During this period, Colony's production team also created music videos featuring Portuguese artists, filmed on location in Portugal and lip-synced to recorded tracks, for broadcast on the channel.

Early plans included televising matches of the Luso American Soccer Association (LASA), an initiative realized under the leadership of Adelino Ferreira, who was then president of LASA and later became president of The Portuguese Times. During these broadcasts, Portuguese immigrants gathered at Café Portugal in Acushnet and other establishments connected to Colony's cable system.

In 1980, the channel received a CableACE Award for specialized programming.

The channel's audience grew significantly with the broadcast of telenovelas from TV Globo. Eduardo Lima, who had professional contacts at Globo, recommended A Escrava Isaura, making it one of the first Brazilian telenovelas to air in the United States. The Portuguese Channel has continued to broadcast titles from Globo's catalog despite the nationwide availability of TV Globo Internacional. Following the success of A Escrava Isaura, actors Lucélia Santos and Rubens de Falco visited New Bedford at the channel's invitation, and other Globo personalities later made appearances as well.

Another initiative introduced by Lima was the broadcast of Sunday Mass to serve viewers who were unable to attend church services in person due to health-related limitations.

In January 1983, the channel's ownership group announced plans to distribute its programming via satellite to Portugal and Portuguese communities in Europe.

By 1984, the channel was broadcasting nine hours per day. An American technical crew traveled to mainland Portugal and the Azores to film sporting events for later rebroadcast in the United States. In August 1986, approximately 5,000 subscribers protested the decision to air the Spanish International Network on the channel. Inland Cable added the Portuguese Channel to its lineup in September 1987. In May 1988, the channel participated in the first Encontro de Televisões de Língua Portuguesa.
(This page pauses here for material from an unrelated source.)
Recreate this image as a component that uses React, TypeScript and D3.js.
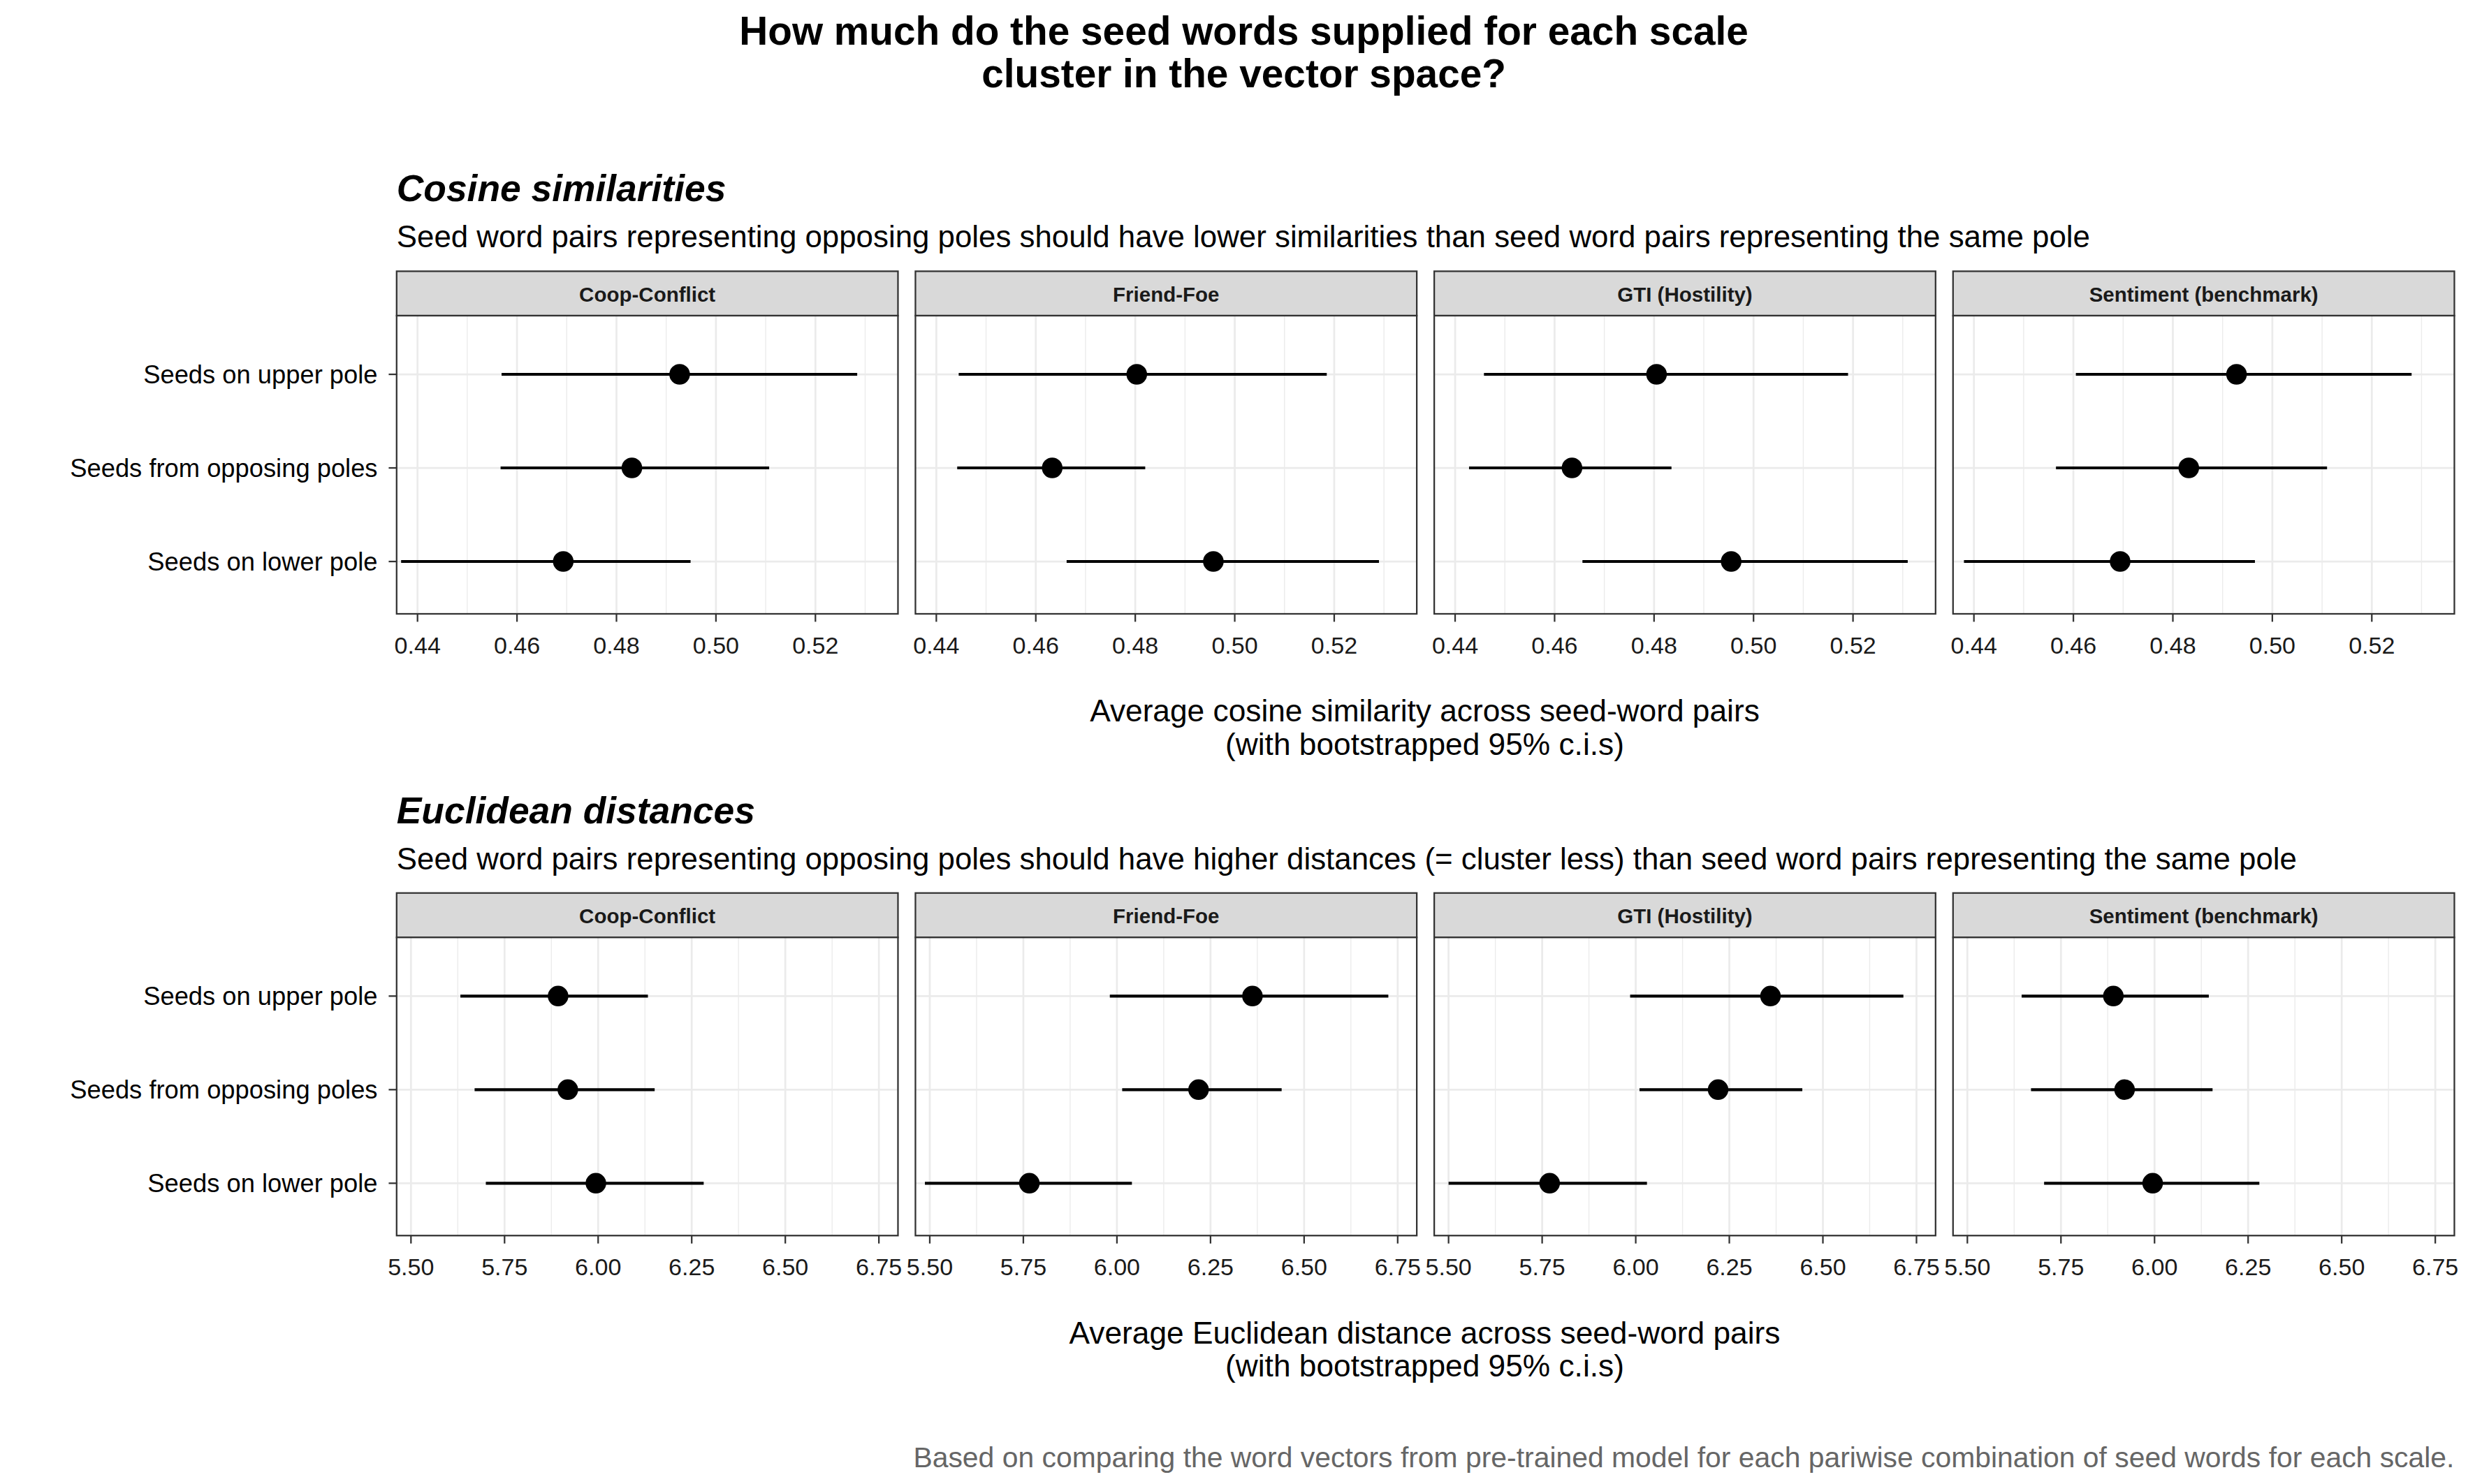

On November 13, 1994, Manuel Bonifácio, a house painter from Somerville, began a hunger strike—restricting himself to juice and water—to advocate for the addition of a permanent local Portuguese-language channel. Time Warner Cable responded with a compromise, stating that it would add Portuguese programming to a public-access channel, while Bonifácio argued that smaller cable providers already offered free access to similar services.

In May 2016, The Portuguese Times sold the channel to Semba Studio LLC for US$350,000. The transaction was approved by Comcast, which had business ties to Semba Comunicação, an Angolan company associated with members of Angola's presidential family. Following the acquisition, the channel underwent a renovation process reportedly costing approximately US$300,000.

In March 2022, the Portuguese Channel expanded its coverage to 21 additional cities and towns in the Greater Boston area and was reassigned to channel 93 across all Comcast headends in the region.

== Programming ==

On weekdays, the channel broadcasts from 6:00 p.m. to 12:00 a.m., featuring a range of in-house productions. These include a daily news bulletin (Telejornal on weekdays), community-focused talk shows, and a locally produced program affiliated with the Universal Church of the Kingdom of God, which airs near the end of the weekday schedule. The channel also broadcasts telenovelas from TVI and TV Globo.

Religious programming includes two Mass broadcasts, airing on Sundays at 7:00 p.m. and on Wednesdays at 9:30 p.m. On weekends, the schedule places a greater emphasis on entertainment programming. Evening programs are rebroadcast overnight and during the following morning.

In 2018, Hora Quente, which had previously been produced in Angola and aired on TPA2 and TPA Internacional until the conclusion of Semba's contract with TPA in 2017, was revived on The Portuguese Channel. The program was produced by Semba Studio CEO Coréon Dú. A pilot episode aired in December 2017.